Overview
Service Overview
AI&MLOps Platform is a machine learning platform that automates the repetitive tasks of the entire pipeline of machine learning model development, learning, and deployment process. Through the AI&MLOps Platform service, integrated management of training data, models, and operational data is possible based on a Kubernetes-based AI/MLOps environment.
AI&MLOps Platform is an open-source product that provides Kubeflow.Mini service, which can utilize the development, learning, tuning, and deployment functions of machine learning models, and Enterprise service that adds Add-on functions such as distributed learning Job execution and monitoring.
Features
Cloud Native MLOps Environment: AI&MLOps Platform provides a machine learning model development environment optimized for the cloud, and it is convenient to link with various open sources based on Kubernetes.
Machine Learning Development and Operational Convenience: Provides a standardized environment that supports various machine learning frameworks such as TensorFlow, PyTorch, scikit-learn, Keras, etc. It automates the entire pipeline of machine learning model development, training, and deployment, making it easy to configure and create models, and reusable.
GPU Collaboration Enhancement: With Bare Metal Server-based Multi Node GPU and GPUDirect RDMA (Remote Direct Memory Access), the job speed of LLM (Large Language Model) and NLP (Natural Language Processing) can be dramatically improved.
Service Composition Diagram
Provided Features
The AI&MLOps Platform provides the following functions.
ML Model Development Environment and Features
Notebook provision: Creates a Jupyter Notebook and VS Code with ML Framework (Tensorflow, Pytorch, etc.).
TensorBoard: TensorBoard(*ML model training process visualization/analysis tool) server is created and managed.
Volumes: When developing an ML model, use a volume to store datasets and models, and connect a volume when creating a Jupyter Notebook.
Distributed Training Job for ML Model Execution/Management
Supports distributed learning Job execution and monitoring, inference service management and analysis. (Add-on)
It provides various functions for managing Job Queue and configuring MLOps environment, etc. (Add-on)
Job Scheduler(FIFO, Bin-packing, Gang based), GPU Fraction, GPU resource monitoring, etc. provide efficient GPU resource utilization features. (Add-on) BM-based Multi Node GPU and GPU Direct RDMA (Remote Direct Memory Access) significantly improved the job speed of LLM (Large Language Model) and NLP (Natural Language Processing) (Add-on)

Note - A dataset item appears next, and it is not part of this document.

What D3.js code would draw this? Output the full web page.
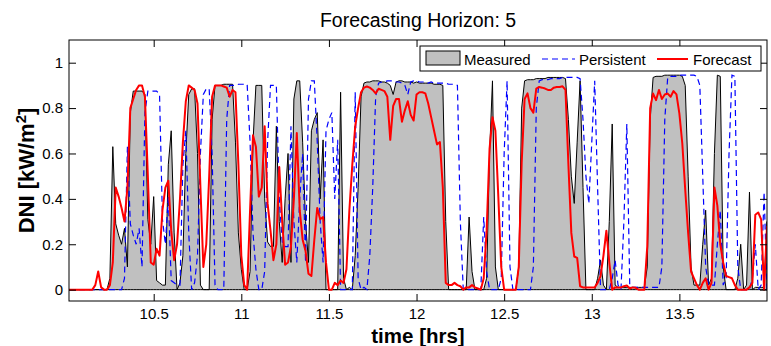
<!DOCTYPE html>
<html>
<head>
<meta charset="utf-8">
<script src="https://cdn.jsdelivr.net/npm/d3@7"></script>
<style>
  body { margin: 0; background: #fff; }
  svg { display: block; font-family: "Liberation Sans", Arial, sans-serif; }
</style>
</head>
<body>
<svg id="chart" width="771" height="346"></svg>
<script>
// one sample per minute, 10:01 .. 14:00
const startHour = 10;
const nSamples = 240;

const measured = [
  0,0,0,0,0,0,0,0,0,0,0,0,0,0,0.05,0.63,0.29,0.24,0.20,0.27,
  0.10,0.78,0.875,0.875,0.875,0.875,0.86,0.31,0.20,0.41,0.04,0.03,0.02,0.02,0.55,0.70,0.25,0,0.03,0.15,
  0.60,0.86,0.885,0.885,0.60,0.02,0,0,0,0.75,0.90,0.90,0.90,0.905,0.905,0.905,0.905,0.65,0.25,0.09,
  0,0,0.08,0.65,0.90,0.90,0.90,0.40,0.21,0.19,0.19,0.72,0.30,0.12,0.40,0.60,0.12,0.84,0.92,0.92,
  0.65,0.30,0.12,0.70,0.75,0.78,0.40,0.66,0,0,0,0,0,0.87,0.05,0,0.01,0,0.15,0.45,
  0.85,0.91,0.915,0.915,0.92,0.92,0.92,0.915,0.915,0.91,0.90,0.86,0.915,0.92,0.92,0.915,0.915,0.915,0.91,0.915,
  0.91,0.91,0.91,0.91,0.91,0.905,0.905,0.905,0.90,0.30,0,0,0,0,0,0,0,0.32,0.08,0,
  0,0,0,0.05,0.60,0.92,0.10,0,0,0,0,0,0,0,0.10,0.80,0.92,0.925,0.925,0.925,
  0.93,0.93,0.93,0.93,0.935,0.935,0.935,0.935,0.935,0.935,0.93,0.75,0.50,0.38,0.65,0.92,0.45,0,0,0,
  0,0.05,0.13,0.02,0,0.30,0.73,0.02,0.01,0.01,0.01,0.01,0.01,0.01,0.01,0.01,0.01,0.01,0.10,0.75,
  0.935,0.94,0.94,0.94,0.945,0.945,0.945,0.945,0.945,0.945,0.94,0.90,0.50,0.10,0.02,0.02,0.02,0.20,0.35,0.02,
  0.05,0.60,0.945,0.94,0.10,0,0,0,0,0.05,0.20,0,0.02,0.43,0,0.01,0.01,0.01,0.01,0.30
];

const persistent = [
  0,0,0,0,0,0,0,0,0,0,0,0,0,0,0,0,0,0,0,0.05,
  0.63,0.29,0.24,0.20,0.27,0.10,0.78,0.875,0.875,0.875,0.875,0.86,0.31,0.20,0.41,0.04,0.03,0.02,0.02,0.55,
  0.70,0.25,0,0.03,0.15,0.60,0.86,0.885,0.885,0.60,0.02,0,0,0,0.75,0.90,0.90,0.90,0.905,0.905,
  0.905,0.905,0.65,0.25,0.09,0,0,0.08,0.65,0.90,0.90,0.90,0.40,0.21,0.19,0.19,0.72,0.30,0.12,0.40,
  0.60,0.12,0.84,0.92,0.92,0.65,0.30,0.12,0.70,0.75,0.78,0.40,0.66,0,0,0,0,0,0.87,0.05,
  0,0.01,0,0.15,0.45,0.85,0.91,0.915,0.915,0.92,0.92,0.92,0.915,0.915,0.91,0.90,0.86,0.915,0.92,0.92,
  0.915,0.915,0.915,0.91,0.915,0.91,0.91,0.91,0.91,0.91,0.905,0.905,0.905,0.90,0.30,0,0,0,0,0,
  0,0,0.32,0.08,0,0,0,0,0.05,0.60,0.92,0.10,0,0,0,0,0,0,0,0.10,
  0.80,0.92,0.925,0.925,0.925,0.93,0.93,0.93,0.93,0.935,0.935,0.935,0.935,0.935,0.935,0.93,0.75,0.50,0.38,0.65,
  0.92,0.45,0,0,0,0,0.05,0.13,0.02,0,0.30,0.73,0.02,0.01,0.01,0.01,0.01,0.01,0.01,0.01,
  0.01,0.01,0.01,0.10,0.75,0.935,0.94,0.94,0.94,0.945,0.945,0.945,0.945,0.945,0.945,0.94,0.90,0.50,0.10,0.02,
  0.02,0.02,0.20,0.35,0.02,0.05,0.60,0.945,0.94,0.10,0,0,0,0,0.05,0.20,0,0.02,0.43,0
];

const forecast = [
  0,0,0,0,0,0,0,0,0,0.02,0.08,0.01,0,0,0.02,0.12,0.45,0.41,0.36,0.30,
  0.45,0.80,0.84,0.88,0.90,0.90,0.85,0.50,0.12,0.11,0.18,0.15,0.35,0.45,0.48,0.26,0.13,0.20,0.40,0.65,
  0.83,0.90,0.89,0.88,0.82,0.45,0.10,0.20,0.50,0.85,0.90,0.90,0.90,0.895,0.89,0.85,0.88,0.87,0.55,0.15,
  0.02,0,0.35,0.68,0.63,0.41,0.45,0.72,0.38,0.26,0.13,0.20,0.54,0.30,0.11,0.12,0.19,0.40,0.69,0.35,
  0.22,0.17,0.07,0.06,0.22,0.36,0.31,0.32,0.12,0,0,0.03,0.02,0.04,0.03,0.09,0.35,0.55,0.72,0.80,
  0.87,0.89,0.895,0.89,0.88,0.865,0.885,0.88,0.875,0.85,0.66,0.81,0.84,0.84,0.74,0.79,0.83,0.77,0.745,0.86,
  0.87,0.87,0.865,0.82,0.76,0.70,0.64,0.65,0.45,0.03,0.02,0.02,0.03,0.02,0.015,0,0.01,0.01,0.02,0.01,
  0.005,0,0.05,0.26,0.62,0.76,0.70,0.41,0.10,0,0,0,0,0,0.10,0.56,0.84,0.865,0.80,0.78,
  0.886,0.893,0.89,0.886,0.88,0.88,0.89,0.893,0.893,0.896,0.88,0.55,0.25,0.146,0.14,0.015,0.01,0.01,0.01,0.01,
  0.01,0.03,0.06,0.15,0.26,0.12,0,0.01,0.01,0.01,0.015,0.018,0.005,0.01,0.008,0,0,0,0.19,0.80,
  0.864,0.835,0.88,0.84,0.86,0.864,0.85,0.875,0.86,0.776,0.644,0.44,0.25,0.08,0.05,0.02,0,0.03,0.05,0,
  0.03,0.45,0.37,0.20,0.12,0.06,0.055,0.05,0.02,0,0,0,0,0.01,0.03,0.33,0.34,0.31,0,0.28
];

const xTicks = [10.5, 11, 11.5, 12, 12.5, 13, 13.5];
const yTicks = [0, 0.2, 0.4, 0.6, 0.8, 1];
const legendLabels = ['Measured', 'Persistent', 'Forecast'];

const time = d3.range(1, nSamples + 1).map((m) => startHour + m / 60);

const svg = d3.select('#chart');
const margin = { top: 40, right: 4, bottom: 45, left: 69 };
const width = +svg.attr('width') - margin.left - margin.right;
const height = +svg.attr('height') - margin.top - margin.bottom;

const x = d3.scaleLinear().domain([time[0], time[nSamples - 1]]).range([0, width]);
const y = d3.scaleLinear().domain([-0.05, 1.1]).range([height, 0]);

const g = svg.append('g').attr('transform', `translate(${margin.left},${margin.top})`);

g.append('defs').append('clipPath').attr('id', 'clip')
  .append('rect').attr('width', width).attr('height', height);

const plot = g.append('g').attr('clip-path', 'url(#clip)');

const area = d3.area()
  .x((d, i) => x(time[i]))
  .y0(y(0))
  .y1((d) => y(d));

const line = d3.line()
  .x((d, i) => x(time[i]))
  .y((d) => y(d));

plot.append('path')
  .datum(measured)
  .attr('d', area)
  .attr('fill', '#c0c0c0')
  .attr('stroke', '#000')
  .attr('stroke-width', 1)
  .attr('stroke-linejoin', 'round');

plot.append('path')
  .datum(persistent)
  .attr('d', line)
  .attr('fill', 'none')
  .attr('stroke', '#0000ff')
  .attr('stroke-width', 1.2)
  .attr('stroke-dasharray', '6,4');

plot.append('path')
  .datum(forecast)
  .attr('d', line)
  .attr('fill', 'none')
  .attr('stroke', '#ff0000')
  .attr('stroke-width', 2)
  .attr('stroke-linejoin', 'round');

// axes, ticks pointing inward like matlab
const tickFont = (sel) => sel.selectAll('text')
  .attr('font-size', 15).attr('fill', '#000')
  .attr('font-family', '"Liberation Sans", Arial, sans-serif');

const clean = (sel) => {
  sel.select('.domain').remove();
  sel.selectAll('line').attr('stroke', '#000');
};

g.append('g')
  .attr('transform', `translate(0,${height})`)
  .call(d3.axisBottom(x).tickValues(xTicks).tickFormat(d3.format('~g')).tickSize(-7).tickPadding(7))
  .call(clean).call(tickFont);

g.append('g')
  .call(d3.axisTop(x).tickValues(xTicks).tickFormat('').tickSize(-7))
  .call(clean);

g.append('g')
  .call(d3.axisLeft(y).tickValues(yTicks).tickFormat(d3.format('~g')).tickSize(-7).tickPadding(6))
  .call(clean).call(tickFont);

g.append('g')
  .attr('transform', `translate(${width},0)`)
  .call(d3.axisRight(y).tickValues(yTicks).tickFormat('').tickSize(-7))
  .call(clean);

g.append('rect')
  .attr('width', width)
  .attr('height', height)
  .attr('fill', 'none')
  .attr('stroke', '#000')
  .attr('stroke-width', 1);

// title + axis labels
svg.append('text')
  .attr('x', margin.left + width / 2)
  .attr('y', 27)
  .attr('text-anchor', 'middle')
  .attr('font-size', 19.5)
  .text('Forecasting Horizon: 5');

svg.append('text')
  .attr('x', margin.left + width / 2)
  .attr('y', 342.5)
  .attr('text-anchor', 'middle')
  .attr('font-size', 20.5)
  .attr('font-weight', 'bold')
  .text('time [hrs]');

const yl = svg.append('text')
  .attr('transform', `translate(34,${margin.top + height / 2}) rotate(-90)`)
  .attr('text-anchor', 'middle')
  .attr('font-size', 22)
  .attr('font-weight', 'bold');
yl.append('tspan').text('DNI [kW/m');
yl.append('tspan').attr('font-size', 15).attr('dy', -8).text('2');
yl.append('tspan').attr('dy', 8).text(']');

// legend
const lg = svg.append('g').attr('transform', 'translate(420,46)');
lg.append('rect')
  .attr('width', 341).attr('height', 25)
  .attr('fill', '#fff').attr('stroke', '#000');

lg.append('rect')
  .attr('x', 6).attr('y', 5).attr('width', 34).attr('height', 14)
  .attr('fill', '#c0c0c0').attr('stroke', '#000');
lg.append('line')
  .attr('x1', 122).attr('x2', 155).attr('y1', 13).attr('y2', 13)
  .attr('stroke', '#0000ff').attr('stroke-width', 1.2).attr('stroke-dasharray', '6,4');
lg.append('line')
  .attr('x1', 237).attr('x2', 268).attr('y1', 13).attr('y2', 13)
  .attr('stroke', '#ff0000').attr('stroke-width', 2);

lg.selectAll('text.lbl')
  .data(legendLabels)
  .enter()
  .append('text')
  .attr('class', 'lbl')
  .attr('x', (d, i) => [44, 159, 273][i])
  .attr('y', 18.5)
  .attr('font-size', 15)
  .text((d) => d);
</script>
</body>
</html>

ML Model Experiment Management and Pipeline
ML pipeline experiment management is provided through Experiments(KFP). It supports pipeline automation configuration function to execute ML tasks in a step-by-step manner.
Component
Operating System Version
The operating systems supported by the AI&MLOps Platform are as follows.
| Operating System(OS) | Version |
|---|---|
| RHEL | RHEL 8.3 |
| Ubuntu | Ubuntu 18.04, Ubuntu 20.04, Ubuntu 22.04 |
Regional Provision Status
The AI&MLOps Platform can be provided in the following environments.
| Region | Availability |
|---|---|
| Western Korea(kr-west1) | Provided |
| Korean East(kr-east1) | Provided |
| South Korea 1(kr-south1) | Not provided |
| South Korea southern region 2(kr-south2) | Not provided |
| South Korea, Busan(kr-south3) | Not provided |
Preceding service
This is a list of services that must be pre-configured before creating this service. Please refer to the guide provided for each service and prepare in advance for more details.
| Service Category | Service | Detailed Description |
|---|---|---|
| Container | Kubernetes Engine | Kubernetes container orchestration service |